_EXERCISE_
Select and copy out every line in the records containing "matplotlib".

_Records with drawing code_
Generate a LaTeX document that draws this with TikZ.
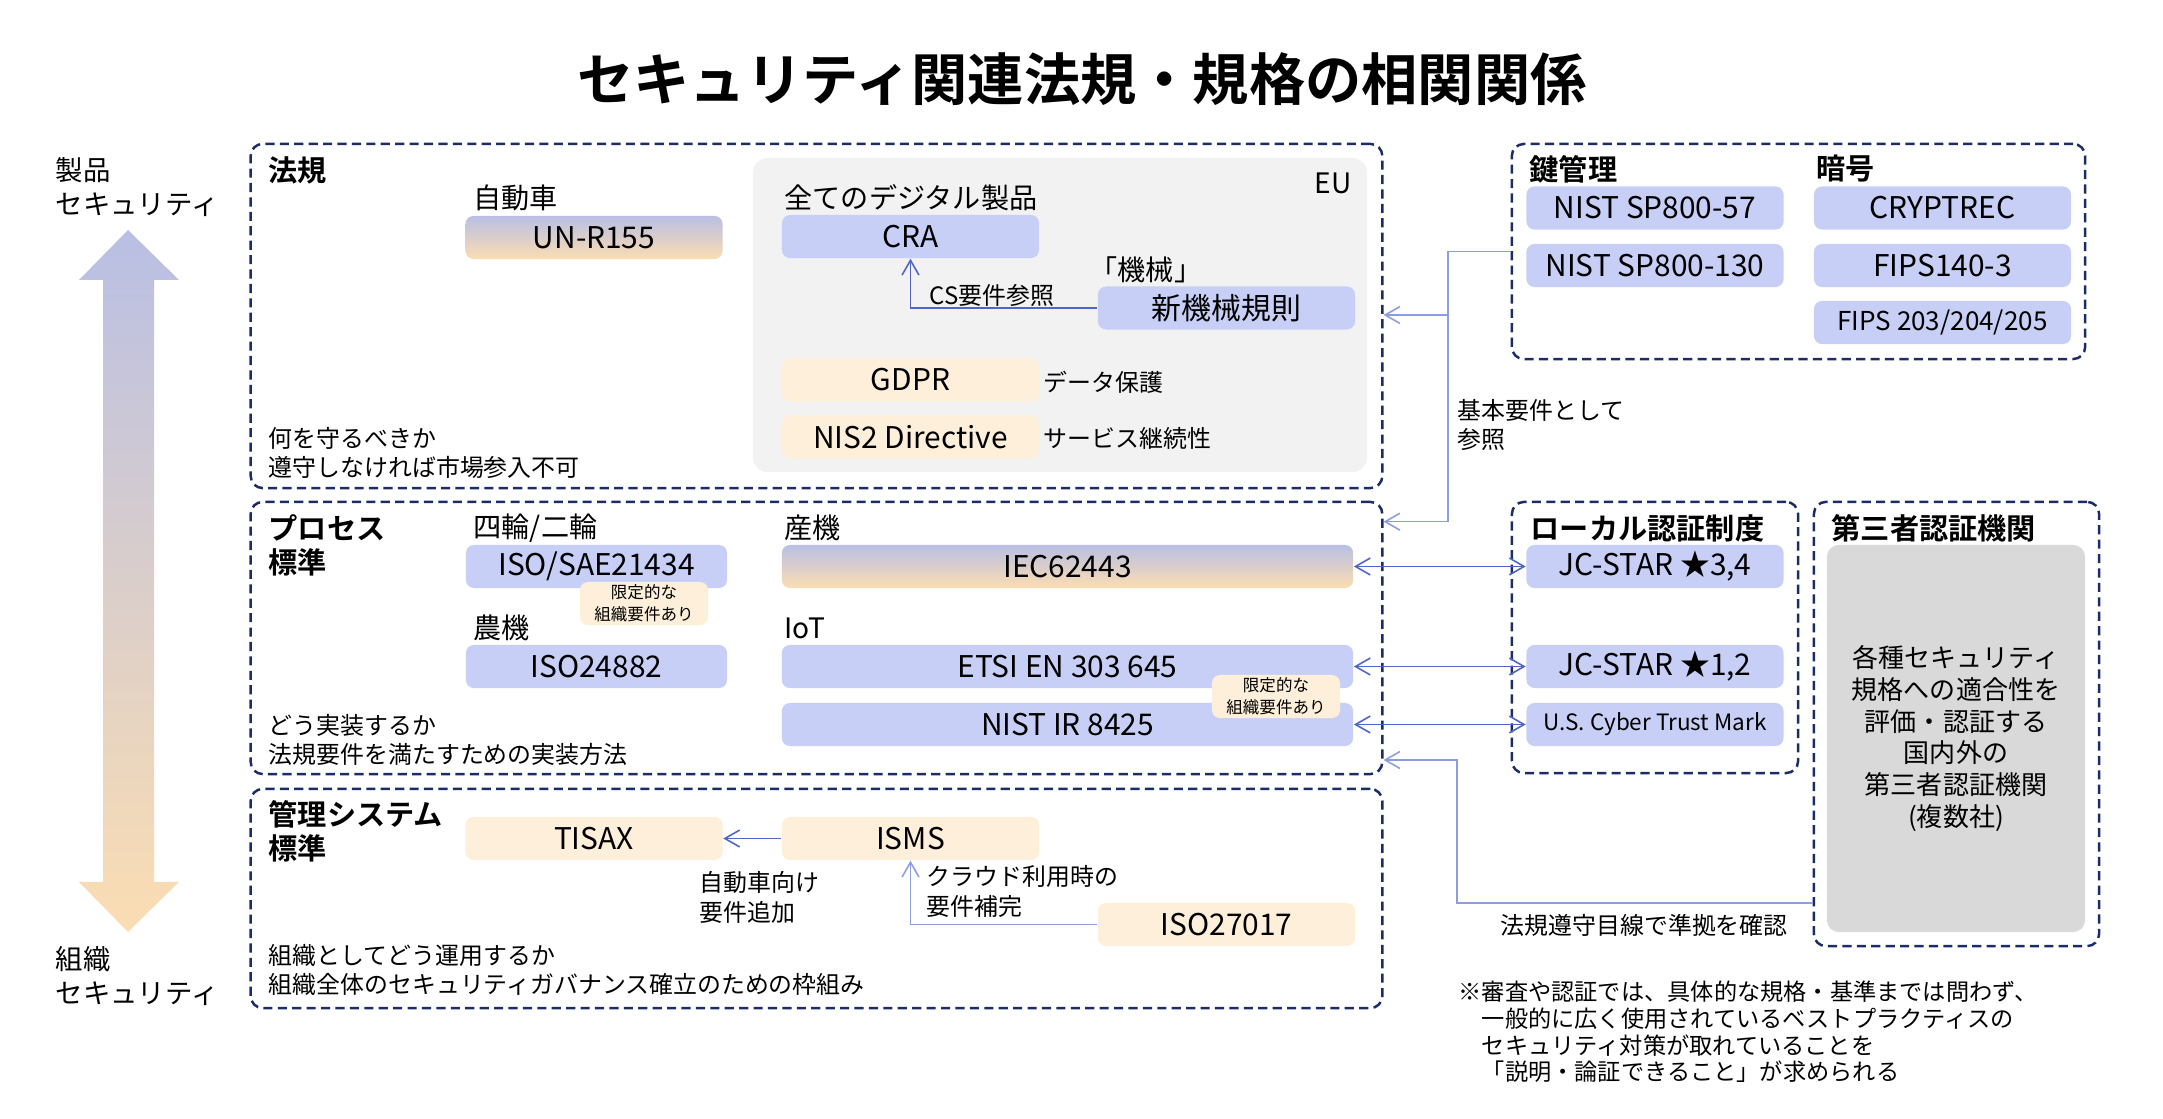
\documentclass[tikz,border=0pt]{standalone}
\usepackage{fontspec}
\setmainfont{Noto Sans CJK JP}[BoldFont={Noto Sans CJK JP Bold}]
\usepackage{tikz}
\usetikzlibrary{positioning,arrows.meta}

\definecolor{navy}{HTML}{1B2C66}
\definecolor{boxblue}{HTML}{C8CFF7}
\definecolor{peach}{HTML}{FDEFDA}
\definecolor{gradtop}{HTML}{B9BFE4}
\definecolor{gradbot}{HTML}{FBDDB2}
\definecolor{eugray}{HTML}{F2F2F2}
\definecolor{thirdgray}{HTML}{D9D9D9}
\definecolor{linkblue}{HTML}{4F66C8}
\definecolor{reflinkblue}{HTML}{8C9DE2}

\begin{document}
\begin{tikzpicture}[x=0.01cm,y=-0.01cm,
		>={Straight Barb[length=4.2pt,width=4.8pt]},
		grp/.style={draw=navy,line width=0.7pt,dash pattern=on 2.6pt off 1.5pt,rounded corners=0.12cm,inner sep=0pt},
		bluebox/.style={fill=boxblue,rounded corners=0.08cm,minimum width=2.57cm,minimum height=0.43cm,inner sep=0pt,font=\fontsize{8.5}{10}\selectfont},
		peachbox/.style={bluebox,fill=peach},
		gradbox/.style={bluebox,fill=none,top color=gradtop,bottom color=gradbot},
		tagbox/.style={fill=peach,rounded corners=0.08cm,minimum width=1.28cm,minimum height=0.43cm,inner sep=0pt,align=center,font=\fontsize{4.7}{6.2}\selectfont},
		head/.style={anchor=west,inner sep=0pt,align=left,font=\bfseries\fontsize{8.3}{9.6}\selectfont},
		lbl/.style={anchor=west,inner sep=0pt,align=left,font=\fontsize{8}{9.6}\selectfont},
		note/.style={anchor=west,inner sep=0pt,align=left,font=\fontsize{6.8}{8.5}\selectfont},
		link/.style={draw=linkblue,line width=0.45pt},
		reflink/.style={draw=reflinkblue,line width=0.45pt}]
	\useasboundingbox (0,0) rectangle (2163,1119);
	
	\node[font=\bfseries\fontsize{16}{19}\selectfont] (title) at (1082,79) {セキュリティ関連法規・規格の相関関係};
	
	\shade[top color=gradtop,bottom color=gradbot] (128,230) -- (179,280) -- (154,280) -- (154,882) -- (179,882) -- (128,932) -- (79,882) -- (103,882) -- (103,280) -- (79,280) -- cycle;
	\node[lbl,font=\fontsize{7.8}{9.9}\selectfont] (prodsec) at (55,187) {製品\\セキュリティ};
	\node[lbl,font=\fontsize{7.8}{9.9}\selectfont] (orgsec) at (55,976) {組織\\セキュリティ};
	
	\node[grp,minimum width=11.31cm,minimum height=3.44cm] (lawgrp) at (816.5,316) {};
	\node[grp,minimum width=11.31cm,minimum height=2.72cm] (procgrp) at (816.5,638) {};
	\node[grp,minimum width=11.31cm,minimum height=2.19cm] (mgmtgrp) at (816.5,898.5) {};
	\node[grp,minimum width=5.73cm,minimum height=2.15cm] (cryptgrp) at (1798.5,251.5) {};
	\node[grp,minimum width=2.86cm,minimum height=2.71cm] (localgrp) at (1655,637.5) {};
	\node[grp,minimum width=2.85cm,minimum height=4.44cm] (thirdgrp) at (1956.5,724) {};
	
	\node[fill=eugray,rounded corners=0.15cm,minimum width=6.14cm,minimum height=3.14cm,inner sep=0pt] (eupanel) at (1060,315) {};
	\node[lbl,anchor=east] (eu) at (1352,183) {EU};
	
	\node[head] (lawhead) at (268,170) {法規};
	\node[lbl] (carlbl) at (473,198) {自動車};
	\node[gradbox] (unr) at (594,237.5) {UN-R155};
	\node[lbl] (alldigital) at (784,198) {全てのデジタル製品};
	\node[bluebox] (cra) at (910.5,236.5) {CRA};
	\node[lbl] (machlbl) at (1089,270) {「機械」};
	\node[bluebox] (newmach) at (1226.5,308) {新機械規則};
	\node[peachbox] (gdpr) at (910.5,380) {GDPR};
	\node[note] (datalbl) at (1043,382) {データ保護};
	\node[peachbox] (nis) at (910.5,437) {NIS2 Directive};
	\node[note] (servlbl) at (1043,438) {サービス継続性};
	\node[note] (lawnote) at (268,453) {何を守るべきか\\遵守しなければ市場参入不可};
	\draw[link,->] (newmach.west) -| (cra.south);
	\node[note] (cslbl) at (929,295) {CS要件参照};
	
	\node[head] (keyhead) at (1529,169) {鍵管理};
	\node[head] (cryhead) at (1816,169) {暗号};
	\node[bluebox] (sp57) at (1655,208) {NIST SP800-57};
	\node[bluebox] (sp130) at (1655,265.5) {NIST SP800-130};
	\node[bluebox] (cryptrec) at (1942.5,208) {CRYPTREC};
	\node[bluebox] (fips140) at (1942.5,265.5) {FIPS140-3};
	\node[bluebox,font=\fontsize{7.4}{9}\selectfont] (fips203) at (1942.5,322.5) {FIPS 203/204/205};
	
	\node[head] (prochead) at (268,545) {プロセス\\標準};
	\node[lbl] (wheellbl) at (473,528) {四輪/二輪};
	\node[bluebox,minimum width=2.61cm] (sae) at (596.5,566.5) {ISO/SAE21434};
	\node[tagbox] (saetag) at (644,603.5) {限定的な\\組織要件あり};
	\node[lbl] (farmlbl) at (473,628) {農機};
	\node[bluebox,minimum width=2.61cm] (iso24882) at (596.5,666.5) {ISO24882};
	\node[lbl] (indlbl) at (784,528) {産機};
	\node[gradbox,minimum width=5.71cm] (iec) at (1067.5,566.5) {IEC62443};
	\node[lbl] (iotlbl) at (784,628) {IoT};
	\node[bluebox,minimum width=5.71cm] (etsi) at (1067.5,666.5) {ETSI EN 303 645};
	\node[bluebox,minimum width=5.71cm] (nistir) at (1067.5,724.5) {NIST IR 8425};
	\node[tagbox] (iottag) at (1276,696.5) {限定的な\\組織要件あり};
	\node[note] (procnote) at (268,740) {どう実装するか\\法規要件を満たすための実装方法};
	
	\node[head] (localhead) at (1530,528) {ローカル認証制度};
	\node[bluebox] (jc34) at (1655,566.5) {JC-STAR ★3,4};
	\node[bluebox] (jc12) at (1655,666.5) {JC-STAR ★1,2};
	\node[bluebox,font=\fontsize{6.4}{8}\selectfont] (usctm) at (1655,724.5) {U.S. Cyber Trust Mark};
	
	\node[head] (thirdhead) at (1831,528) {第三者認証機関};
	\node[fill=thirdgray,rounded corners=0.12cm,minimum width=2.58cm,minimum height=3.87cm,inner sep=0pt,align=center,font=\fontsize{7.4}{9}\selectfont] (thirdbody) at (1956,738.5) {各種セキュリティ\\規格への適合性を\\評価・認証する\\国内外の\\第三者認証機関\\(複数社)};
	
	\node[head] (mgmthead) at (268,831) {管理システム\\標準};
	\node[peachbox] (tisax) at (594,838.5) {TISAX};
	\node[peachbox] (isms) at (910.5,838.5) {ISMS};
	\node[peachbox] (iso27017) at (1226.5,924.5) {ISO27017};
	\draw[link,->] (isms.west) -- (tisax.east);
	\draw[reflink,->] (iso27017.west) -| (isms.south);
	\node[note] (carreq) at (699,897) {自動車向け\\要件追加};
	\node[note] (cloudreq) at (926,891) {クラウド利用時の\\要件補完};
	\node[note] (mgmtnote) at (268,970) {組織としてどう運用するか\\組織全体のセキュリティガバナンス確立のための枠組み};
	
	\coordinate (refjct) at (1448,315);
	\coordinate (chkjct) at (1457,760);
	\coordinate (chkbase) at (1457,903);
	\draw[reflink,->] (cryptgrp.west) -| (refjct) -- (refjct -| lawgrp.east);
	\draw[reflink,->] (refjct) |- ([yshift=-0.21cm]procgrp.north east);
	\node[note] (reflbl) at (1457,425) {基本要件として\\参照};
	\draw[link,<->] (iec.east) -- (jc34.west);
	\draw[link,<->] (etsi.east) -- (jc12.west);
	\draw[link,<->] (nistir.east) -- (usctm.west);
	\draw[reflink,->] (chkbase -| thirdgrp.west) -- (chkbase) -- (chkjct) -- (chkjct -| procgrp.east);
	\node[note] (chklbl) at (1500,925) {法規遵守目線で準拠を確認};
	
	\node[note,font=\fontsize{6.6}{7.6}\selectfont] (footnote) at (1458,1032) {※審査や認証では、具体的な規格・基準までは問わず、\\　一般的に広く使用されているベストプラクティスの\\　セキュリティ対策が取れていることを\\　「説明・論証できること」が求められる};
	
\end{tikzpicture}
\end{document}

...

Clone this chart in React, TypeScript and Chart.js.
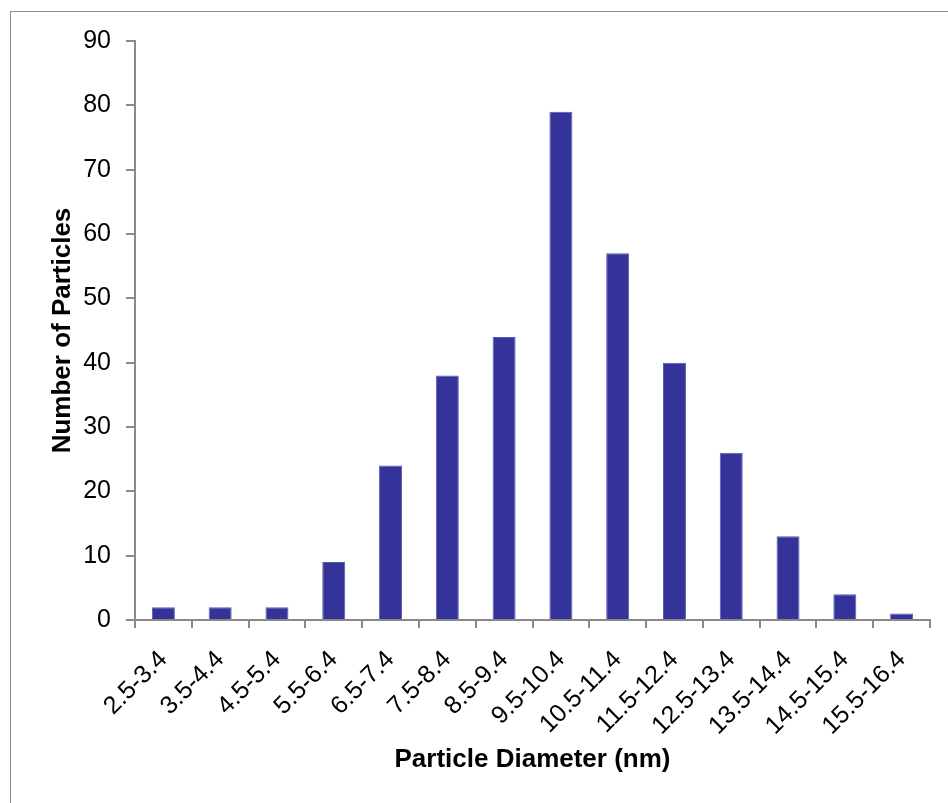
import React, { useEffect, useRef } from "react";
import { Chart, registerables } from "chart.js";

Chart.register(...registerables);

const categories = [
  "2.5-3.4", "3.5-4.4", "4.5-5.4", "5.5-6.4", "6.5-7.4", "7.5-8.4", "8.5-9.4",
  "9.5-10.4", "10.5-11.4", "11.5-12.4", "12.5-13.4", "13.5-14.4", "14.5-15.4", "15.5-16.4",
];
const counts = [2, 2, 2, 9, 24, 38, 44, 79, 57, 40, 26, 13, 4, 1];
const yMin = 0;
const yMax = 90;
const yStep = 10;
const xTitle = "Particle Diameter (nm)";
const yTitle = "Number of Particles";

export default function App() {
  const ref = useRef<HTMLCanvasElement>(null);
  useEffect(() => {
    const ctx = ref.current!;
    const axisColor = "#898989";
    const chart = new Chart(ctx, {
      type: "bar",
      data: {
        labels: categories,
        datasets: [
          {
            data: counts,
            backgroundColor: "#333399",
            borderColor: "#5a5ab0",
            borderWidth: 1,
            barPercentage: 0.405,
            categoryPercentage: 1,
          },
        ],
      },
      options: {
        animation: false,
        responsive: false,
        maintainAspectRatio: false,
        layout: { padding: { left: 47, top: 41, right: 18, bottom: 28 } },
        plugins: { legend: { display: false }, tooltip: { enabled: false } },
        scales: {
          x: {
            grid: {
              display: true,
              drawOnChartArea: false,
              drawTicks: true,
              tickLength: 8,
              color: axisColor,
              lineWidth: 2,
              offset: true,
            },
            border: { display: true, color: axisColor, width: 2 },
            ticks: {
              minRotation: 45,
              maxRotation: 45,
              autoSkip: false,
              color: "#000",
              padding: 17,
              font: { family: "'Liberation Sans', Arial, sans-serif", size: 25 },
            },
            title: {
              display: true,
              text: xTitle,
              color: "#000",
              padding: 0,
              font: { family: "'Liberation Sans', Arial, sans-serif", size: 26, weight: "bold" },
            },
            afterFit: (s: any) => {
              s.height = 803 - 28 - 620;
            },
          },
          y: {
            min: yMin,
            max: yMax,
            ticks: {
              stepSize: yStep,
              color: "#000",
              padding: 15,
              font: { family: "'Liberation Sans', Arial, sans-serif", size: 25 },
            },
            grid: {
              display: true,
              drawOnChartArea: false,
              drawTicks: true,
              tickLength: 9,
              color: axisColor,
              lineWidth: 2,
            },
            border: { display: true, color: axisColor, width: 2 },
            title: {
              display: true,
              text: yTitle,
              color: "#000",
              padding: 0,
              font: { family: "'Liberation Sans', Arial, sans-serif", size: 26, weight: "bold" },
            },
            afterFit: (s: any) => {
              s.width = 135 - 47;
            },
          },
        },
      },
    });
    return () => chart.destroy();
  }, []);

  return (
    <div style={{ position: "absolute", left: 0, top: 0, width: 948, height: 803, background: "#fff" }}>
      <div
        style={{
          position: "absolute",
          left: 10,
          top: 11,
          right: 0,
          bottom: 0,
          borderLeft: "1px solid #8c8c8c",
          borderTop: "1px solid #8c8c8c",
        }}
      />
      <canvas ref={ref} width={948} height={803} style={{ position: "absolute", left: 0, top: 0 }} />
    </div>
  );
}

* * *

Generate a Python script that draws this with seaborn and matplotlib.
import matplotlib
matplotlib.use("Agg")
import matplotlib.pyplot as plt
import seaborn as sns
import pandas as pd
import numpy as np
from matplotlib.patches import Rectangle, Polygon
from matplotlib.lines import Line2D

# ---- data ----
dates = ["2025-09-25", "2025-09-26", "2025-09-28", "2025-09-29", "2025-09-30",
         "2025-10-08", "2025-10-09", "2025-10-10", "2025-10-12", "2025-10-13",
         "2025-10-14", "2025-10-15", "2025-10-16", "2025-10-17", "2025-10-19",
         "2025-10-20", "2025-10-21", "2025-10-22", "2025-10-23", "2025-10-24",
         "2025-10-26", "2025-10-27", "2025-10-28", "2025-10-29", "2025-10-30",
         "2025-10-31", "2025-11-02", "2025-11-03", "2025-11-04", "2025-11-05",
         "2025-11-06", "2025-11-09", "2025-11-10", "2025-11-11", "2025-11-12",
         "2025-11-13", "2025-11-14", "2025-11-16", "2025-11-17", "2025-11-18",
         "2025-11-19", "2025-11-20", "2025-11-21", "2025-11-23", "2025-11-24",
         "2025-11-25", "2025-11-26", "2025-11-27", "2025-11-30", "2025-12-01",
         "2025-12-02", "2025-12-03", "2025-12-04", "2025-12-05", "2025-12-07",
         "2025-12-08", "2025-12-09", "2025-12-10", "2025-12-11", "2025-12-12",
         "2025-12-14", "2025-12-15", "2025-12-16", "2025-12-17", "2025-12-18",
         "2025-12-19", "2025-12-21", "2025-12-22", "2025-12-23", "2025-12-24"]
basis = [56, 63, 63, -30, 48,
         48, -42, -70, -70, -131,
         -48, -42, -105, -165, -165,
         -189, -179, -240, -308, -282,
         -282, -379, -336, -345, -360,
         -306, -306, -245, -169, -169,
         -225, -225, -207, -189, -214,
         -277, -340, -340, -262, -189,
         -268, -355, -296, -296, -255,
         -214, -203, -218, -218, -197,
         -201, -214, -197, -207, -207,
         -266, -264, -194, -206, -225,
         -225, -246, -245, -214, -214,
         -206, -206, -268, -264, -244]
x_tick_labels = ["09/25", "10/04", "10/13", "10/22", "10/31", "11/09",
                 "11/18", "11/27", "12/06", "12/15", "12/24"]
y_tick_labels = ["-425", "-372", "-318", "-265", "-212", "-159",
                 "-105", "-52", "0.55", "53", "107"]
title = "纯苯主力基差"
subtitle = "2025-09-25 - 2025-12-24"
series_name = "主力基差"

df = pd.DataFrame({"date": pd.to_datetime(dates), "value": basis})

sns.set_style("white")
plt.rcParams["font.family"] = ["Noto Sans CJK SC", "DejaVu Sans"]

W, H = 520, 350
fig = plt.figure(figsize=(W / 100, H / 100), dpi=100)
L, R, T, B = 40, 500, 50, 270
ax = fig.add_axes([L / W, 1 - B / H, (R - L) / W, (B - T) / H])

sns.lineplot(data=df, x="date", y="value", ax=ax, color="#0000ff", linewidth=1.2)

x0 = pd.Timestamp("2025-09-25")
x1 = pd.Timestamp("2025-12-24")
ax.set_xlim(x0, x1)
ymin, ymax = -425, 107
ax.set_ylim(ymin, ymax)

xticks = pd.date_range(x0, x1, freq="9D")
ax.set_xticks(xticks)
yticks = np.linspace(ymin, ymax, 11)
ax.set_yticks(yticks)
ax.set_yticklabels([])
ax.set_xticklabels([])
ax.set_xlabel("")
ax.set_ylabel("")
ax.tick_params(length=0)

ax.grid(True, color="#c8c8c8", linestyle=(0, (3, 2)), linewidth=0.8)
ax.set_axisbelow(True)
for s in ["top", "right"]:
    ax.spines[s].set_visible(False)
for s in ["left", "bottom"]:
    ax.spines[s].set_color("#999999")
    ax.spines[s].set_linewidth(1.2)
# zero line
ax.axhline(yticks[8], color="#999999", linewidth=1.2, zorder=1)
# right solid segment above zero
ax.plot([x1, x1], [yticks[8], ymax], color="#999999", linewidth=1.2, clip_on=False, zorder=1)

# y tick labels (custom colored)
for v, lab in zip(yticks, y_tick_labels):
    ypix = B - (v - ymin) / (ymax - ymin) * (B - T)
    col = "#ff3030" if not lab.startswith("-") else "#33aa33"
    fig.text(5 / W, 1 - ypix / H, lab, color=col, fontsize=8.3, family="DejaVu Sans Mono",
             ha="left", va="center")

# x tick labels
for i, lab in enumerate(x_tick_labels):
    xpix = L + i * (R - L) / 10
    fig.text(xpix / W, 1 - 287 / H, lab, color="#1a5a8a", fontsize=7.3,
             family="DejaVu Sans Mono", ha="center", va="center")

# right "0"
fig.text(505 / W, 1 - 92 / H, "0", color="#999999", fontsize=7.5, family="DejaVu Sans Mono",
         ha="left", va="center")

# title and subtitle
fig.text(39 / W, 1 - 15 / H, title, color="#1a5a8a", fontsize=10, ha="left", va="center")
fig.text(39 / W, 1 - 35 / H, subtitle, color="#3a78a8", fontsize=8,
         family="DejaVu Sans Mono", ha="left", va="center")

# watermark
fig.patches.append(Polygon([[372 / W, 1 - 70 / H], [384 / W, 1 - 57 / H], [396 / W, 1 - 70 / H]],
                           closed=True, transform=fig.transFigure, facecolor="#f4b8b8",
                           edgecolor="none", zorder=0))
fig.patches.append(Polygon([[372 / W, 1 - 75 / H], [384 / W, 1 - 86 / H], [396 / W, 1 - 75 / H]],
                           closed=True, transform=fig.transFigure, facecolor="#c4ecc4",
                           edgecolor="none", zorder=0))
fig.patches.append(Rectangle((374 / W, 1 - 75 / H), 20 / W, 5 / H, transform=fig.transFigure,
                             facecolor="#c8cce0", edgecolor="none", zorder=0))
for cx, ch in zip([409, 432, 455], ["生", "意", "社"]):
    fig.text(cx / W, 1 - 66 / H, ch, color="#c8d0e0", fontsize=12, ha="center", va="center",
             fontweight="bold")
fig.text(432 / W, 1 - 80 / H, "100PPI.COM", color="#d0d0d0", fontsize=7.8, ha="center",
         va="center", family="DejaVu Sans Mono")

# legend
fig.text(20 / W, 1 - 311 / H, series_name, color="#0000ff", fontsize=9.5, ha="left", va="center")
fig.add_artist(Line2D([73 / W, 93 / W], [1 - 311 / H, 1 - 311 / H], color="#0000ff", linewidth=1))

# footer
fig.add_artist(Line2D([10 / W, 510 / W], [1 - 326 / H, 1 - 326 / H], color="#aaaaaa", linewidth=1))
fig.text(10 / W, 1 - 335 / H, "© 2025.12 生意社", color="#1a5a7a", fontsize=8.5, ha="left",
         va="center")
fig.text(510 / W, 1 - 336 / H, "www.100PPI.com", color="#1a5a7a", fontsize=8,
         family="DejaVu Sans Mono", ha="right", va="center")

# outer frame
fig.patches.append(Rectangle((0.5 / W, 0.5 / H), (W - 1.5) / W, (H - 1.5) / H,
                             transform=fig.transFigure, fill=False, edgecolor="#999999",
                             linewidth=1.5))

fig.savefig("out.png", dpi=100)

_WORKED ANSWER_
Generate a Python script that draws this with seaborn and matplotlib.
import matplotlib
matplotlib.use("Agg")
import matplotlib.pyplot as plt
from matplotlib.patches import Rectangle, Polygon
from matplotlib.lines import Line2D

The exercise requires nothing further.